Quantum proof systems for iterated exponential time, and beyond

TL;DR

This paper demonstrates that complex iterated exponential time languages can be decided by classical verifiers with quantum entangled provers, extending previous results to any time-constructible function R.

Contribution

It generalizes the known results for R=1,2 to any time-constructible R, using a new compression technique for interactive proof systems with entangled provers.

Findings

Decidable languages in iterated exponential time with quantum multiprover systems.

A new proof of the uncomputability of the entangled value of multiprover games.

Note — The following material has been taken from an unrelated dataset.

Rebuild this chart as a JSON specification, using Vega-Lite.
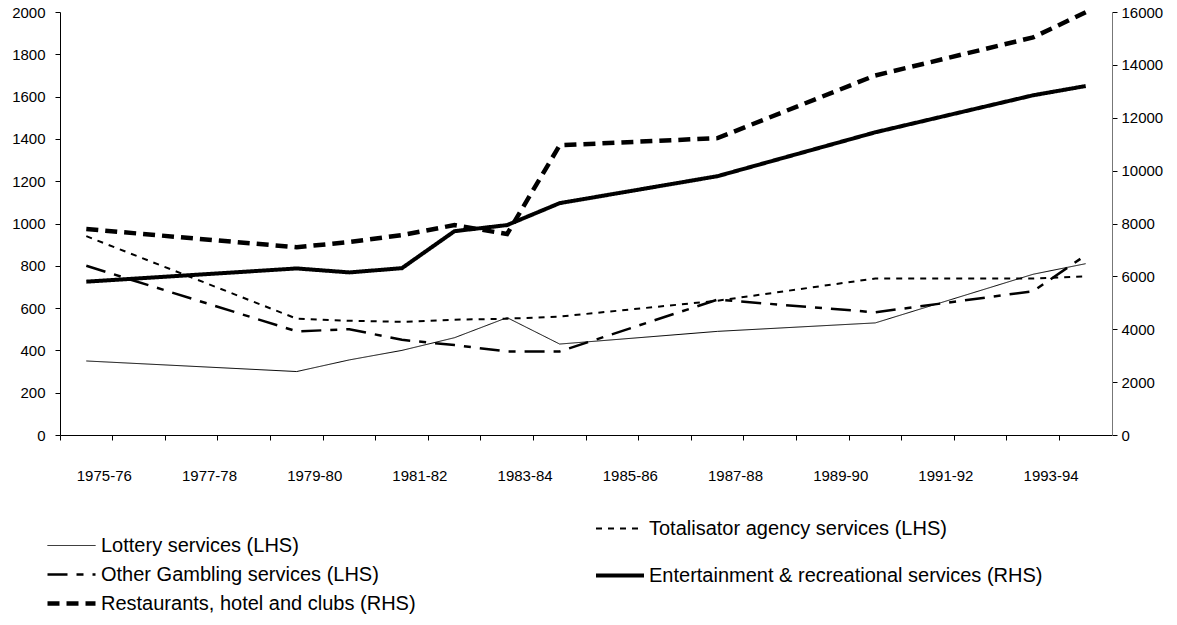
{
  "$schema": "https://vega.github.io/schema/vega-lite/v6.json",
  "width": 1052,
  "height": 423,
  "autosize": {"type": "none"},
  "padding": {"left": 60, "top": 12, "right": 65, "bottom": 190},
  "background": "white",
  "datasets": {
    "d": [
      {"series": "Lottery services (LHS)", "year": "1975-76", "value": 350},
      {"series": "Lottery services (LHS)", "year": "1979-80", "value": 300},
      {"series": "Lottery services (LHS)", "year": "1980-81", "value": 355},
      {"series": "Lottery services (LHS)", "year": "1981-82", "value": 400},
      {"series": "Lottery services (LHS)", "year": "1982-83", "value": 460},
      {"series": "Lottery services (LHS)", "year": "1983-84", "value": 555},
      {"series": "Lottery services (LHS)", "year": "1984-85", "value": 430},
      {"series": "Lottery services (LHS)", "year": "1987-88", "value": 490},
      {"series": "Lottery services (LHS)", "year": "1990-91", "value": 530},
      {"series": "Lottery services (LHS)", "year": "1993-94", "value": 760},
      {"series": "Lottery services (LHS)", "year": "1994-95", "value": 810},
      {"series": "Other Gambling services (LHS)", "year": "1975-76", "value": 800},
      {"series": "Other Gambling services (LHS)", "year": "1979-80", "value": 490},
      {"series": "Other Gambling services (LHS)", "year": "1980-81", "value": 500},
      {"series": "Other Gambling services (LHS)", "year": "1981-82", "value": 450},
      {"series": "Other Gambling services (LHS)", "year": "1982-83", "value": 425},
      {"series": "Other Gambling services (LHS)", "year": "1983-84", "value": 395},
      {"series": "Other Gambling services (LHS)", "year": "1984-85", "value": 395},
      {"series": "Other Gambling services (LHS)", "year": "1987-88", "value": 640},
      {"series": "Other Gambling services (LHS)", "year": "1990-91", "value": 580},
      {"series": "Other Gambling services (LHS)", "year": "1993-94", "value": 680},
      {"series": "Other Gambling services (LHS)", "year": "1994-95", "value": 850},
      {"series": "Totalisator agency services (LHS)", "year": "1975-76", "value": 940},
      {"series": "Totalisator agency services (LHS)", "year": "1979-80", "value": 550},
      {"series": "Totalisator agency services (LHS)", "year": "1980-81", "value": 540},
      {"series": "Totalisator agency services (LHS)", "year": "1981-82", "value": 535},
      {"series": "Totalisator agency services (LHS)", "year": "1982-83", "value": 545},
      {"series": "Totalisator agency services (LHS)", "year": "1983-84", "value": 550},
      {"series": "Totalisator agency services (LHS)", "year": "1984-85", "value": 560},
      {"series": "Totalisator agency services (LHS)", "year": "1987-88", "value": 635},
      {"series": "Totalisator agency services (LHS)", "year": "1990-91", "value": 740},
      {"series": "Totalisator agency services (LHS)", "year": "1993-94", "value": 740},
      {"series": "Totalisator agency services (LHS)", "year": "1994-95", "value": 750},
      {"series": "Restaurants, hotel and clubs (RHS)", "year": "1975-76", "value": 7790},
      {"series": "Restaurants, hotel and clubs (RHS)", "year": "1979-80", "value": 7100},
      {"series": "Restaurants, hotel and clubs (RHS)", "year": "1980-81", "value": 7300},
      {"series": "Restaurants, hotel and clubs (RHS)", "year": "1981-82", "value": 7560},
      {"series": "Restaurants, hotel and clubs (RHS)", "year": "1982-83", "value": 7940},
      {"series": "Restaurants, hotel and clubs (RHS)", "year": "1983-84", "value": 7600},
      {"series": "Restaurants, hotel and clubs (RHS)", "year": "1984-85", "value": 10960},
      {"series": "Restaurants, hotel and clubs (RHS)", "year": "1987-88", "value": 11230},
      {"series": "Restaurants, hotel and clubs (RHS)", "year": "1990-91", "value": 13600},
      {"series": "Restaurants, hotel and clubs (RHS)", "year": "1993-94", "value": 15040},
      {"series": "Restaurants, hotel and clubs (RHS)", "year": "1994-95", "value": 15990},
      {"series": "Entertainment & recreational services (RHS)", "year": "1975-76", "value": 5800},
      {"series": "Entertainment & recreational services (RHS)", "year": "1979-80", "value": 6300},
      {"series": "Entertainment & recreational services (RHS)", "year": "1980-81", "value": 6150},
      {"series": "Entertainment & recreational services (RHS)", "year": "1981-82", "value": 6310},
      {"series": "Entertainment & recreational services (RHS)", "year": "1982-83", "value": 7710},
      {"series": "Entertainment & recreational services (RHS)", "year": "1983-84", "value": 7940},
      {"series": "Entertainment & recreational services (RHS)", "year": "1984-85", "value": 8770},
      {"series": "Entertainment & recreational services (RHS)", "year": "1987-88", "value": 9790},
      {"series": "Entertainment & recreational services (RHS)", "year": "1990-91", "value": 11450},
      {"series": "Entertainment & recreational services (RHS)", "year": "1993-94", "value": 12850},
      {"series": "Entertainment & recreational services (RHS)", "year": "1994-95", "value": 13200}
    ]
  },
  "data": {"name": "d"},
  "config": {
    "view": {"stroke": null},
    "font": "Liberation Sans",
    "axis": {"labelFont": "Liberation Sans", "labelFontSize": 15, "labelColor": "black", "grid": false, "title": null, "domainColor": "black", "tickColor": "black", "domainWidth": 1, "tickWidth": 1},
    "legend": {"labelFont": "Liberation Sans", "labelFontSize": 20, "labelColor": "black", "labelLimit": 0, "symbolType": "stroke", "symbolSize": 2304, "symbolOpacity": 1, "padding": 0, "labelOffset": 3, "clipHeight": 29, "direction": "vertical", "orient": "none"}
  },
  "layer": [
    {
      "layer": [
        {
          "transform": [{"filter": "datum.series == 'Lottery services (LHS)' || datum.series == 'Other Gambling services (LHS)'"}],
          "mark": {"type": "line"},
          "encoding": {
            "x": {"field": "year", "type": "ordinal", "bandPosition": 0.5, "title": null,
              "scale": {"type": "band", "paddingInner": 0, "paddingOuter": 0, "domain": ["1975-76","1976-77","1977-78","1978-79","1979-80","1980-81","1981-82","1982-83","1983-84","1984-85","1985-86","1986-87","1987-88","1988-89","1989-90","1990-91","1991-92","1992-93","1993-94","1994-95"]},
              "axis": {"bandPosition": 0, "tickSize": 5, "labelAngle": 0, "labelAlign": "center", "labelBaseline": "top", "labelPadding": 28, "labelOffset": 18, "labelOverlap": false, "labelExpr": "toNumber(slice(datum.value,0,4)) % 2 == 1 ? datum.value : ''"}},
            "y": {"field": "value", "type": "quantitative", "title": null,
              "scale": {"domain": [0, 2000], "nice": false, "zero": true},
              "axis": {"orient": "left", "format": "d", "values": [0,200,400,600,800,1000,1200,1400,1600,1800,2000], "tickSize": 5, "labelPadding": 10}},
            "color": {"field": "series", "type": "nominal",
              "scale": {"domain": ["Lottery services (LHS)", "Other Gambling services (LHS)", "Restaurants, hotel and clubs (RHS)"], "range": ["black", "black", "black"]},
              "legend": {"title": null, "legendX": -15, "legendY": 519, "rowPadding": 0}},
            "strokeDash": {"field": "series", "type": "nominal",
              "scale": {"domain": ["Lottery services (LHS)", "Other Gambling services (LHS)", "Restaurants, hotel and clubs (RHS)"], "range": [[1, 0], [20, 9, 7, 9], [12, 7]]},
              "legend": {"title": null, "legendX": -15, "legendY": 519, "rowPadding": 0}},
            "strokeWidth": {"field": "series", "type": "nominal",
              "scale": {"type": "ordinal", "domain": ["Lottery services (LHS)", "Other Gambling services (LHS)", "Restaurants, hotel and clubs (RHS)"], "range": [1, 2.5, 4.5]},
              "legend": {"title": null, "legendX": -15, "legendY": 519, "rowPadding": 0}}
          }
        },
        {
          "transform": [{"filter": "datum.series == 'Restaurants, hotel and clubs (RHS)'"}],
          "mark": {"type": "line"},
          "encoding": {
            "x": {"field": "year", "type": "ordinal", "bandPosition": 0.5, "title": null,
              "scale": {"type": "band", "paddingInner": 0, "paddingOuter": 0, "domain": ["1975-76","1976-77","1977-78","1978-79","1979-80","1980-81","1981-82","1982-83","1983-84","1984-85","1985-86","1986-87","1987-88","1988-89","1989-90","1990-91","1991-92","1992-93","1993-94","1994-95"]},
              "axis": {"bandPosition": 0, "tickSize": 5, "labelAngle": 0, "labelAlign": "center", "labelBaseline": "top", "labelPadding": 28, "labelOffset": 18, "labelOverlap": false, "labelExpr": "toNumber(slice(datum.value,0,4)) % 2 == 1 ? datum.value : ''"}},
            "y": {"field": "value", "type": "quantitative", "title": null,
              "scale": {"domain": [0, 16000], "nice": false, "zero": true},
              "axis": {"orient": "right", "format": "d", "values": [0,2000,4000,6000,8000,10000,12000,14000,16000], "tickSize": 5, "labelPadding": 4, "domainColor": "#777777"}},
            "color": {"field": "series", "type": "nominal",
              "scale": {"domain": ["Lottery services (LHS)", "Other Gambling services (LHS)", "Restaurants, hotel and clubs (RHS)"], "range": ["black", "black", "black"]},
              "legend": {"title": null, "legendX": -15, "legendY": 519, "rowPadding": 0}},
            "strokeDash": {"field": "series", "type": "nominal",
              "scale": {"domain": ["Lottery services (LHS)", "Other Gambling services (LHS)", "Restaurants, hotel and clubs (RHS)"], "range": [[1, 0], [20, 9, 7, 9], [12, 7]]},
              "legend": {"title": null, "legendX": -15, "legendY": 519, "rowPadding": 0}},
            "strokeWidth": {"field": "series", "type": "nominal",
              "scale": {"type": "ordinal", "domain": ["Lottery services (LHS)", "Other Gambling services (LHS)", "Restaurants, hotel and clubs (RHS)"], "range": [1, 2.5, 4.5]},
              "legend": {"title": null, "legendX": -15, "legendY": 519, "rowPadding": 0}}
          }
        }
      ],
      "resolve": {"scale": {"y": "independent"}}
    },
    {
      "layer": [
        {
          "transform": [{"filter": "datum.series == 'Totalisator agency services (LHS)'"}],
          "mark": {"type": "line"},
          "encoding": {
            "x": {"field": "year", "type": "ordinal", "bandPosition": 0.5, "title": null,
              "scale": {"type": "band", "paddingInner": 0, "paddingOuter": 0, "domain": ["1975-76","1976-77","1977-78","1978-79","1979-80","1980-81","1981-82","1982-83","1983-84","1984-85","1985-86","1986-87","1987-88","1988-89","1989-90","1990-91","1991-92","1992-93","1993-94","1994-95"]},
              "axis": {"bandPosition": 0, "tickSize": 5, "labelAngle": 0, "labelAlign": "center", "labelBaseline": "top", "labelPadding": 28, "labelOffset": 18, "labelOverlap": false, "labelExpr": "toNumber(slice(datum.value,0,4)) % 2 == 1 ? datum.value : ''"}},
            "y": {"field": "value", "type": "quantitative", "title": null,
              "scale": {"domain": [0, 2000], "nice": false, "zero": true},
              "axis": null},
            "color": {"field": "series", "type": "nominal",
              "scale": {"domain": ["Totalisator agency services (LHS)", "Entertainment & recreational services (RHS)"], "range": ["black", "black"]},
              "legend": {"title": null, "legendX": 534, "legendY": 502, "rowPadding": 18}},
            "strokeDash": {"field": "series", "type": "nominal",
              "scale": {"domain": ["Totalisator agency services (LHS)", "Entertainment & recreational services (RHS)"], "range": [[6, 6], [1, 0]]},
              "legend": {"title": null, "legendX": 534, "legendY": 502, "rowPadding": 18}},
            "strokeWidth": {"field": "series", "type": "nominal",
              "scale": {"type": "ordinal", "domain": ["Totalisator agency services (LHS)", "Entertainment & recreational services (RHS)"], "range": [2, 4]},
              "legend": {"title": null, "legendX": 534, "legendY": 502, "rowPadding": 18}}
          }
        },
        {
          "transform": [{"filter": "datum.series == 'Entertainment & recreational services (RHS)'"}],
          "mark": {"type": "line"},
          "encoding": {
            "x": {"field": "year", "type": "ordinal", "bandPosition": 0.5, "title": null,
              "scale": {"type": "band", "paddingInner": 0, "paddingOuter": 0, "domain": ["1975-76","1976-77","1977-78","1978-79","1979-80","1980-81","1981-82","1982-83","1983-84","1984-85","1985-86","1986-87","1987-88","1988-89","1989-90","1990-91","1991-92","1992-93","1993-94","1994-95"]},
              "axis": {"bandPosition": 0, "tickSize": 5, "labelAngle": 0, "labelAlign": "center", "labelBaseline": "top", "labelPadding": 28, "labelOffset": 18, "labelOverlap": false, "labelExpr": "toNumber(slice(datum.value,0,4)) % 2 == 1 ? datum.value : ''"}},
            "y": {"field": "value", "type": "quantitative", "title": null,
              "scale": {"domain": [0, 16000], "nice": false, "zero": true},
              "axis": null},
            "color": {"field": "series", "type": "nominal",
              "scale": {"domain": ["Totalisator agency services (LHS)", "Entertainment & recreational services (RHS)"], "range": ["black", "black"]},
              "legend": {"title": null, "legendX": 534, "legendY": 502, "rowPadding": 18}},
            "strokeDash": {"field": "series", "type": "nominal",
              "scale": {"domain": ["Totalisator agency services (LHS)", "Entertainment & recreational services (RHS)"], "range": [[6, 6], [1, 0]]},
              "legend": {"title": null, "legendX": 534, "legendY": 502, "rowPadding": 18}},
            "strokeWidth": {"field": "series", "type": "nominal",
              "scale": {"type": "ordinal", "domain": ["Totalisator agency services (LHS)", "Entertainment & recreational services (RHS)"], "range": [2, 4]},
              "legend": {"title": null, "legendX": 534, "legendY": 502, "rowPadding": 18}}
          }
        }
      ],
      "resolve": {"scale": {"y": "independent"}}
    }
  ],
  "resolve": {
    "scale": {"y": "independent", "color": "independent", "strokeDash": "independent", "strokeWidth": "independent"},
    "legend": {"color": "independent", "strokeDash": "independent", "strokeWidth": "independent"}
  }
}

Implications for MIP* class and quantum correlations if the compression result is improved.

Abstract

We show that any language in nondeterministic time $\exp(\exp(\cdots \exp(n)))$, where the number of iterated exponentials is an arbitrary function $R(n)$, can be decided by a multiprover interactive proof system with a classical polynomial-time verifier and a constant number of quantum entangled provers, with completeness $1$ and soundness $1 - \exp(-C\exp(\cdots\exp(n)))$, where the number of iterated exponentials is $R(n)-1$ and $C>0$ is a universal constant. The result was previously known for $R=1$ and $R=2$; we obtain it for any time-constructible function $R$. The result is based on a compression technique for interactive proof systems with entangled provers that significantly simplifies and strengthens a protocol compression result of Ji (STOC'17). As a separate consequence of this technique we obtain a different proof of Slofstra's recent result (unpublished) on the uncomputability of the entangled value of multiprover games. Finally, we show that even minor improvements to our compression result would yield remarkable consequences in computational complexity theory and the foundations of quantum mechanics: first, it would imply that the class MIP* contains all computable languages; second, it would provide a negative resolution to a multipartite version of Tsirelson's problem on the relation between the commuting operator and tensor product models for quantum correlations.